I made a fabrics shopping bag……. or project bag or beach bag or……simply a multiple purpose totebag. And I love it!
Hopping on one of this Septembers sewingchallenges #sewyourselfsustainable I tried to make this totebag pretty sustainable.
For this bag I used hand printed, upcycled natural cotton fabric that was given to me by Reprinted + Repurpose. Furthermore I used a pair of worn down jeans and some leftover batting. I also planned to use a recycled zipper, but in the end I decided not to and go for a push button. The zipper has to wait for another project. As a nice color detail I added neon yellow bias band and sewing thread.
I searched for totebag inspiration on Pinterest and came up with my own version. The pieces of fabric that I’ve received were pre-cut in different size rectangles. I let the size of the pieces decide how big the bag was going to be, so I used almost all of that fabric. The measurement of the pieces for the totebag are as follows:
- 80 x 50 cm (2x) (fabric)
- 45 x 50 cm (2x) (fabric)
- 145 x 6 cm (2x) (jeans)
- 40 x 50 cm (1x) (batting)
- 50 cm (2x) (bias band)
The measurements are without 1 cm seam allowance
First I cut the fabric rectangle into halves and then I cut out the jeans shoulder straps. For the straps I cut along the side seams of my worn down jeans, so the typical seam finishes are encorporated. I also cut out one of the back pockets of the jeans to reuse. To reinforce the tote bag I used batting. The finished bag is 40 x 50 cm, so that is also the size my batting should be. I cut one piece and split it in two. This goes really well, if you do it slowly. Note to self!
To get the right length schoulder straps I put two parts of jeans strips together and fastened them with two rows of topstitching. I used grey thread for it. The first row I stitched over the excisting stitch and the second row near the edge of the strip ending.
First I folded and ironed the seam allowance on one side and then the other side. After ironing I stitched it with the neon yellow thread using blind seam foot 5. I used the triple straight stitch (nr 6) and length 4.0 so it’s even more visible. Love it!

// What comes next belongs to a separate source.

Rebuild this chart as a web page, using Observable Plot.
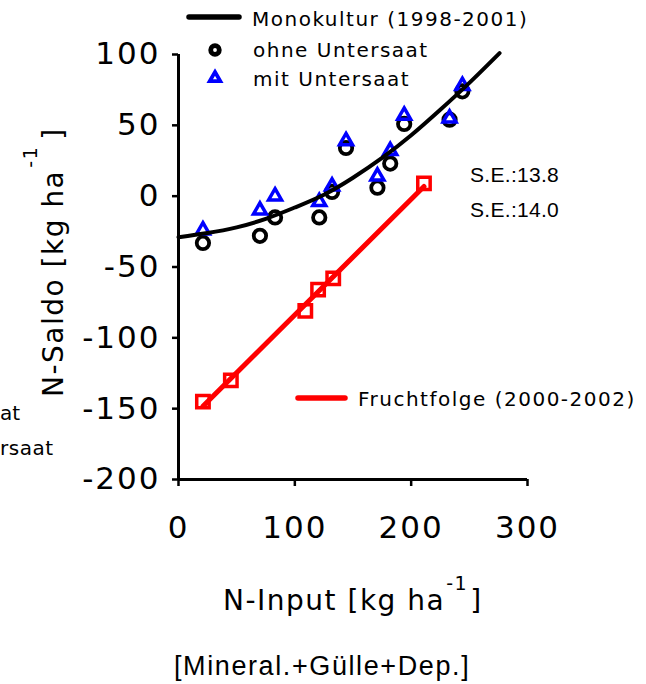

I folded the smaller fabric pieces in half and added the neon bias band on the right side of the folding line. This was a bit tricky, because I could only find stretch bias band and the fabric is in no way stretchy. I quickly baste the bias band by hand and while stitching I used the seamripper as a guide so the bias band wouldn’t stretch. That worked!
The next step was to put the layers together. The folded piece was placed onto of the bigger rectangle, at the bottom. These layers were placed on the baste as shown in picture below. Just to be clear the reinforcement only covers half the large rectangle. The other half will be the lining of the bag and doesn’t need reinforcement.
The layers were pinned and attached by putting on the shoulder straps. I marked the middle of the bag and pinned the schoulder strap at the same distance from the center. On the straps I marked with a baste thread to where I had to attach the straps to the bag.
I again used grey thread to stitch. The grey thread is quite invisible. You might wonder why I didn’t use the yellow and the triple stitch for attaching the straps. Well, I tried that, but with the batting as the bottom layer the stitches some how where a bit wobbly, so I choose this method. By fastening the straps on each side of the totebag three outer pockets were created.
As an inner pocket I reused one of the back pockets of the jeans. I cut out the pocket with one centimeter seam allowance so the decorative stitching stayed in place. Before attaching the pocket on the lining part of the totebag I ironend in the seam allowance, then I stitched over the outer stitches of the jeans pocket and at the top over the folded seam allowance. Make sure you don’t sew over the opening of the pocket and that the opening is facing upwards (in the direction of the outer pockets).
Sewing the bag
With the layers, the straps and inner pocket in place it was time to assemble the two sides of the totebag. The two sides were put right side together, then pinned and stitched. Leaving an opening on the lining side. See red dots below.
To create a real bottom of the bag all the corners were sewn: I’ve put the bottem stitching line onto the side stitching line and sewn perpendicular to these stitching lines. I hope the picture will help to clarify. Then I cut off the corners.
I turned the bag inside out through the opening and stitched the opening shut.
Then I put the lining inside the bag and stitched on several places the lining onto the bag. With the sewing machine and by hand.
Besides neon yellow biasband I also incorporated my own label as a design feature. A LIESL totebag it is! And some decorative stitching to secure the straps. To close the totebag I used a single push button.
So there is my sustainable totebag. I simply adore it and even more if it is filled with fabrics, or a project, or ….. well you get my drift!